* **WHAT IS ASKED**: Retype only the lines from the one containing "Give me the" through the one containing "var yTicks = [13000, 14500, 16000, 17500, 19000, 20500, 22000];", both included, word for word. Pictures stay out of the copy.

* **THE RECORDS**:
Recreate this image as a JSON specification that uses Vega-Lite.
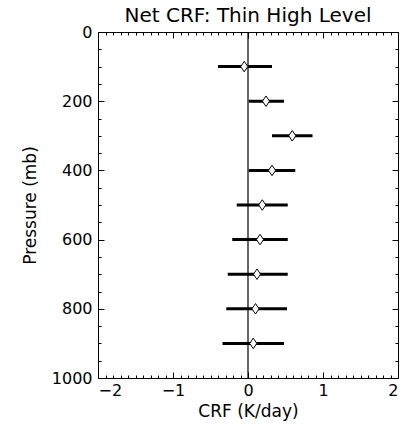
==
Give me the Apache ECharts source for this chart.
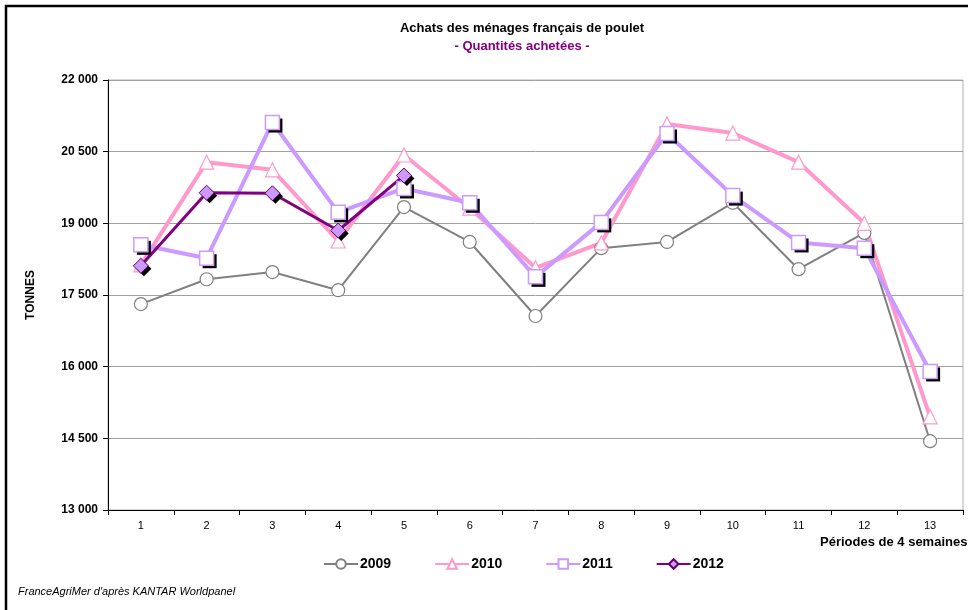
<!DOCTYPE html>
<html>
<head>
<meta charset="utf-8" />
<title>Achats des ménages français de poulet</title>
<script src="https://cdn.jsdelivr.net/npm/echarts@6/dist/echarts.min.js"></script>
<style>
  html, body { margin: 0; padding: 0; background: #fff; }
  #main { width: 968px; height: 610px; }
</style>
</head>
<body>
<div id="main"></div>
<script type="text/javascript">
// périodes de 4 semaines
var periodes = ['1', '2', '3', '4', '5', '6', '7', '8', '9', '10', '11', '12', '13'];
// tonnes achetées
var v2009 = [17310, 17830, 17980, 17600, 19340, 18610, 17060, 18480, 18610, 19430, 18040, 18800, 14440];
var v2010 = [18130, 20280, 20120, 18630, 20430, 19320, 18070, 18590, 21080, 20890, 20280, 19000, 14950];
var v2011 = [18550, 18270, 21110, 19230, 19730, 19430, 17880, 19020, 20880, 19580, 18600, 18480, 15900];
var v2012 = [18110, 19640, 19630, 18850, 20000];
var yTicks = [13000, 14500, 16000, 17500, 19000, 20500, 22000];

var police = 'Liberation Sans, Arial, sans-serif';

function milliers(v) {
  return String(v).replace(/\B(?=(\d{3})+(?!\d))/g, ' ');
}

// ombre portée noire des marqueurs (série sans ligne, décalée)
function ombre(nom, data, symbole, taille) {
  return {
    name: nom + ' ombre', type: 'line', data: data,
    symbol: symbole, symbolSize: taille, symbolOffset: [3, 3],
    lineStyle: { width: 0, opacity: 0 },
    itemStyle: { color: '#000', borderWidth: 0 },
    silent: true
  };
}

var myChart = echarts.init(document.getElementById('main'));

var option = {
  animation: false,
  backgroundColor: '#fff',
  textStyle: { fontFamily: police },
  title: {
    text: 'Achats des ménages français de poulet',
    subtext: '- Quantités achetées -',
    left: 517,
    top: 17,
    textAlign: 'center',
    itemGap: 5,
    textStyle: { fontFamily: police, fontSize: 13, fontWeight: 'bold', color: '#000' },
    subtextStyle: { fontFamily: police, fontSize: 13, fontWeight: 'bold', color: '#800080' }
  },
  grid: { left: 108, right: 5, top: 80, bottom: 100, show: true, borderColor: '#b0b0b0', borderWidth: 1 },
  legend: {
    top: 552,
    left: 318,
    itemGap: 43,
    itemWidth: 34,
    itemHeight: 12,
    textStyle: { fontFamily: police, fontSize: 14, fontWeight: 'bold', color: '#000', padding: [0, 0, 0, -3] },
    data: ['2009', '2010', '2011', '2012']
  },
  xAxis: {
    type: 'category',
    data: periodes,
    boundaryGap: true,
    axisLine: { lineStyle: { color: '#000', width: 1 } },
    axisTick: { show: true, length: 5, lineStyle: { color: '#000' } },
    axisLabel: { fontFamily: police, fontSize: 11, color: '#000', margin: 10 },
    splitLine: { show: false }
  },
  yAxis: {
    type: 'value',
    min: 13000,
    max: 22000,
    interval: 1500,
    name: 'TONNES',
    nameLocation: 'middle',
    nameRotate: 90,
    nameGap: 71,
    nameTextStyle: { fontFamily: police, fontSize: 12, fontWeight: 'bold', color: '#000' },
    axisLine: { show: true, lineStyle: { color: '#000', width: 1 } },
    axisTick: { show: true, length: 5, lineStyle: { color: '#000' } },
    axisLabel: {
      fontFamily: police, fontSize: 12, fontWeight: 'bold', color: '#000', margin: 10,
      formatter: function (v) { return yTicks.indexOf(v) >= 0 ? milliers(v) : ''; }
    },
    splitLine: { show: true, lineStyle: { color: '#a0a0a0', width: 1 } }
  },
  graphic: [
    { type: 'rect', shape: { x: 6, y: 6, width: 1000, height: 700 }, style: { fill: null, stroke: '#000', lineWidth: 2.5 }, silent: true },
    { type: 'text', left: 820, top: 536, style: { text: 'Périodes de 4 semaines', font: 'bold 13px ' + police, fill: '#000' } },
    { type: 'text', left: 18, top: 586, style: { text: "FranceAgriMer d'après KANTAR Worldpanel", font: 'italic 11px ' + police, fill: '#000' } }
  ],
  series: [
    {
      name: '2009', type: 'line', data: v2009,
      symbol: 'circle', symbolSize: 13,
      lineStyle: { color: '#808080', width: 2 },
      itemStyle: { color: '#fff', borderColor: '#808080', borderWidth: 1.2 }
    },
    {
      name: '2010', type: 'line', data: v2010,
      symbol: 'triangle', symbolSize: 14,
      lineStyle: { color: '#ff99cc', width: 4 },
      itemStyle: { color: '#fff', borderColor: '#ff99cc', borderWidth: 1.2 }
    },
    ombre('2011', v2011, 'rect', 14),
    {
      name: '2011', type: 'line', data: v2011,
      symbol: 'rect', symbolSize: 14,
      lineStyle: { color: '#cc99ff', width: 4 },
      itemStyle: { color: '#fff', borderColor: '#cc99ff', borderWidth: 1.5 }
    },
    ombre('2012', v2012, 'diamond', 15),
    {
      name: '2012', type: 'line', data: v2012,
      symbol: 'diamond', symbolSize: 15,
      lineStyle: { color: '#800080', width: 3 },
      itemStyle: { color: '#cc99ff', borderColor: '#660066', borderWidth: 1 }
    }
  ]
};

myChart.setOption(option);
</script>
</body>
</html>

* **CORRECT RESULT**:
Give me the Apache ECharts source for this chart.
<!DOCTYPE html>
<html>
<head>
<meta charset="utf-8" />
<title>Achats des ménages français de poulet</title>
<script src="https://cdn.jsdelivr.net/npm/echarts@6/dist/echarts.min.js"></script>
<style>
  html, body { margin: 0; padding: 0; background: #fff; }
  #main { width: 968px; height: 610px; }
</style>
</head>
<body>
<div id="main"></div>
<script type="text/javascript">
// périodes de 4 semaines
var periodes = ['1', '2', '3', '4', '5', '6', '7', '8', '9', '10', '11', '12', '13'];
// tonnes achetées
var v2009 = [17310, 17830, 17980, 17600, 19340, 18610, 17060, 18480, 18610, 19430, 18040, 18800, 14440];
var v2010 = [18130, 20280, 20120, 18630, 20430, 19320, 18070, 18590, 21080, 20890, 20280, 19000, 14950];
var v2011 = [18550, 18270, 21110, 19230, 19730, 19430, 17880, 19020, 20880, 19580, 18600, 18480, 15900];
var v2012 = [18110, 19640, 19630, 18850, 20000];
var yTicks = [13000, 14500, 16000, 17500, 19000, 20500, 22000];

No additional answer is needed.